When your child starts a new treatment for multiple sclerosis (MS), it’s important to keep your eyes peeled for signs of change in their condition.
After starting a new treatment, your child might experience improvements in their physical or mental health. They might also develop side effects from treatment.
Take a moment to learn how starting a new treatment might affect your child.
Many disease-modifying therapies (DMTs) have been developed to slow the progression of MS.
So far, the Food and Drug Administration (FDA) has only approved one of these therapies for use in children ages 10 years or over — and it’s approved none for use in children under 10.
However, doctors may still prescribe DMTs to younger children with MS. This practice is known as “off-label” use.

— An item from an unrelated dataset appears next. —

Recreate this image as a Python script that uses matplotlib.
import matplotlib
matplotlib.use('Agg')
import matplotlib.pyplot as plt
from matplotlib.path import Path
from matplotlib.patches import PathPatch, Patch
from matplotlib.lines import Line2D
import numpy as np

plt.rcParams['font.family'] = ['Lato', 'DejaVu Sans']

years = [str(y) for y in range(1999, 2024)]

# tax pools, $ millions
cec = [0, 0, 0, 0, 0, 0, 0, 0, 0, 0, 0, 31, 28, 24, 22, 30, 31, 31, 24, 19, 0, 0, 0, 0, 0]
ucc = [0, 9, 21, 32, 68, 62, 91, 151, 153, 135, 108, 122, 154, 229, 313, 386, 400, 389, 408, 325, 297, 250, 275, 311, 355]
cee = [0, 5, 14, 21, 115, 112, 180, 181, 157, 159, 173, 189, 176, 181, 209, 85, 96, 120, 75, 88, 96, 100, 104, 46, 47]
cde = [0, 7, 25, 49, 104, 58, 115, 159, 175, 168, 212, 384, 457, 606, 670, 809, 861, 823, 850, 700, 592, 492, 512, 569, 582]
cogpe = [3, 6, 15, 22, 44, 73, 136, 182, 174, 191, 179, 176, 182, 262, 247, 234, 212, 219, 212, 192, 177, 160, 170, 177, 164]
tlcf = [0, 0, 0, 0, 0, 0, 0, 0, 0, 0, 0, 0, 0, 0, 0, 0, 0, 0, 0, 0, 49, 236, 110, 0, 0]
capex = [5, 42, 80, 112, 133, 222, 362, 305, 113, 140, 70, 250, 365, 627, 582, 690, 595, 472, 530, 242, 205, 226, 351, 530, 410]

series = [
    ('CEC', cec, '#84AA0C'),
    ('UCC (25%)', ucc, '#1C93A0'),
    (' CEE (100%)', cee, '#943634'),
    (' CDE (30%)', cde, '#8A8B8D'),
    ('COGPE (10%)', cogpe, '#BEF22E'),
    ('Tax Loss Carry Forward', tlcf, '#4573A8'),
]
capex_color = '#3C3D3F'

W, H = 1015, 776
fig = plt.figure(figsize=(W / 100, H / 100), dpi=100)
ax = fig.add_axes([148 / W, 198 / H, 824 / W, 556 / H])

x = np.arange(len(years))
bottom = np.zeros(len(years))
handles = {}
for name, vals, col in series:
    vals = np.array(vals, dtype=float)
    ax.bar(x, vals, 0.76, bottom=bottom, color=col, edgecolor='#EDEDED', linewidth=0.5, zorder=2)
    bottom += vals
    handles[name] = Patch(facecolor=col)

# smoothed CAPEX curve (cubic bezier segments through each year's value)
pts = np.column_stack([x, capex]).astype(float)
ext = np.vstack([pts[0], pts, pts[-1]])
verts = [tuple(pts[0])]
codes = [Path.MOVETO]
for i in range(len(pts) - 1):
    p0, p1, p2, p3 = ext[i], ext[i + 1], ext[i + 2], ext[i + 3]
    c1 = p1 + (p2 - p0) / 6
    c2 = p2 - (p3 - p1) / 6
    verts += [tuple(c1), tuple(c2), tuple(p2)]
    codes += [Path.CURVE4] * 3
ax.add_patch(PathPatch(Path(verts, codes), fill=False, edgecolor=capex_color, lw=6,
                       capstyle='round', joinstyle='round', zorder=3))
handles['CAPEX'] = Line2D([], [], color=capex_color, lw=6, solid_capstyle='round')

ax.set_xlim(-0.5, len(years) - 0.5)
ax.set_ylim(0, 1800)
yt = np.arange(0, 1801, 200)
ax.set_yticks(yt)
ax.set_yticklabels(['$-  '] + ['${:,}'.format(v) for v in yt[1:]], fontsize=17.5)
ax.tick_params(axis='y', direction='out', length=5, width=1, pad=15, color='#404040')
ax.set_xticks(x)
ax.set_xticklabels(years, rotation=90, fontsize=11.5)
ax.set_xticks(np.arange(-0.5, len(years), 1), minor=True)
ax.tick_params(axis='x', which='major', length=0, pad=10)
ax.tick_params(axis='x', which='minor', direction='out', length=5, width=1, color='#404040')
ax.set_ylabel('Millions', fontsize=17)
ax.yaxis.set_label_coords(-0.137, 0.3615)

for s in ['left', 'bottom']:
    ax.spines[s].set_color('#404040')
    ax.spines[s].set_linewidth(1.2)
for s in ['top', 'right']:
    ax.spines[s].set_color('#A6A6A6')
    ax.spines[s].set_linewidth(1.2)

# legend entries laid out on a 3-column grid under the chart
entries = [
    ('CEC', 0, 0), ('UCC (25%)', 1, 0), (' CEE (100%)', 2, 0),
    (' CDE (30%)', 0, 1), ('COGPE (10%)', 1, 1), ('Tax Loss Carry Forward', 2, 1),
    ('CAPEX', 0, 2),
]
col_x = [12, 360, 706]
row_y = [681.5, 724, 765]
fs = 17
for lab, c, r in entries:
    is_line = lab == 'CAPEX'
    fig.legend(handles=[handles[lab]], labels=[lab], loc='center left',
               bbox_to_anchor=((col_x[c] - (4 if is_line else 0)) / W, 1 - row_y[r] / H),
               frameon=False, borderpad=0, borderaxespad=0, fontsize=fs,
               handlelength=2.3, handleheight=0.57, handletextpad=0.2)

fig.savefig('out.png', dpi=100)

Your child’s healthcare providers may also prescribe other treatments for MS, including one or more of the following:
- other medications to relieve physical or cognitive symptoms of MS
- rehabilitative therapy to support your child’s physical or cognitive functioning
- use of mobility aids or other assistive devices to help your child do routine activities
- nerve stimulation procedures or surgery to treat bladder problems
- psychological counseling to support your child’s mental health
- lifestyle changes
If your child’s condition changes in any way, let members of their health team know.
To manage new or worsened symptoms, their healthcare providers might recommend changes to their treatment plan. Their health team might also recommend a change if new treatments become available, or new research is published on the safety or effectiveness of existing treatments.
After starting a new treatment for MS, your child might experience improvements in their physical or mental health and functioning.
The potential benefits vary from one type of treatment to another.
Depending on the specific treatment your child receives:
- They might experience fewer or less severe flares, exacerbations, or relapses.
- They might experience less pain, fatigue, dizziness, muscle spasms, or muscle stiffness.
- Their mobility, coordination, balance, flexibility, or strength might improve.
- They might have fewer problems with their bladder or bowel function.
- They might find it easier to concentrate or remember things.
- Their ability to communicate might improve.
- Their vision or hearing might get better.
- They might feel better emotionally.
Your child’s healthcare providers may also notice encouraging results in evaluations or tests they perform after your child starts a new treatment.
For example, they might perform MRI scans and see no signs of new disease activity.
On the other hand, it’s also possible that your child’s condition won’t noticeably or adequately improve after they start a new treatment. In some cases, MRI scans or other tests might show that their condition hasn’t improved or is getting worse.
If you’re not satisfied with the effects of a new treatment, let your child’s health team know. They can help you understand the potential benefits and risks of stopping or continuing the treatment. They can also help you learn about other treatments that might be available.
Treatments for MS might cause side effects, which may be mild or more severe.
The specific side effects vary from one type of treatment to another.
For example, common side effects of many DMTs include:
- muscle aches
- pain and redness at the site of injection, for injectable DMTs
To learn more about the possible side effects of your child’s prescribed treatment, talk to their health team. They can help you learn how to recognize and manage potential side effects.
If you think that your child might be experiencing side effects from treatment, let their health team know. In some cases, they might recommend changes to your child’s treatment plan.
If your child develops trouble breathing or they become unresponsive or unconscious, get emergency medical treatment. Call 911 right away. They might be experiencing a severe allergic reaction to medication.
Also seek immediate medical attention if your child develops signs or symptoms of a serious infection, such as fever accompanied by:
Some treatments may raise your child’s risk for infection.
Some treatments might be more acceptable or convenient for you and your child than other options.
For example, your child might be more comfortable and willing to take oral medications than injectable medications. Or your family might find that one treatment center has a more convenient location or hours than another.
Some treatments may also be easier for your family to afford than others. If you have health insurance, it might cover certain treatments or healthcare providers but not others.
If you or your child finds it difficult to stick to their updated treatment plan, let their health team know. They might share tips for making the treatment plan easier to follow, or they might recommend changes to your child’s treatment plan.
To monitor the effects of treatment, your child’s healthcare providers might order one or more tests. For example, they may order:
- MRI scans
- blood tests
- urine tests
- heartbeat monitoring
Depending on the specific treatments your child receives, their health team may need to order tests on a regular and ongoing basis.
Your child’s health team may also ask you and your child questions about their symptoms, physical and cognitive functioning, and potential side effects of treatment.
These follow-up tests and assessments can help your child’s health team learn how their current treatment plan is working.
After your child starts a new treatment, it might take time for you to notice any effects.
If you think your child’s current treatment plan isn’t working or is making them feel worse, let their health team know.
In some cases, they might recommend changes to your child’s treatment plan. They may also have tips for managing the side effects or costs of treatment.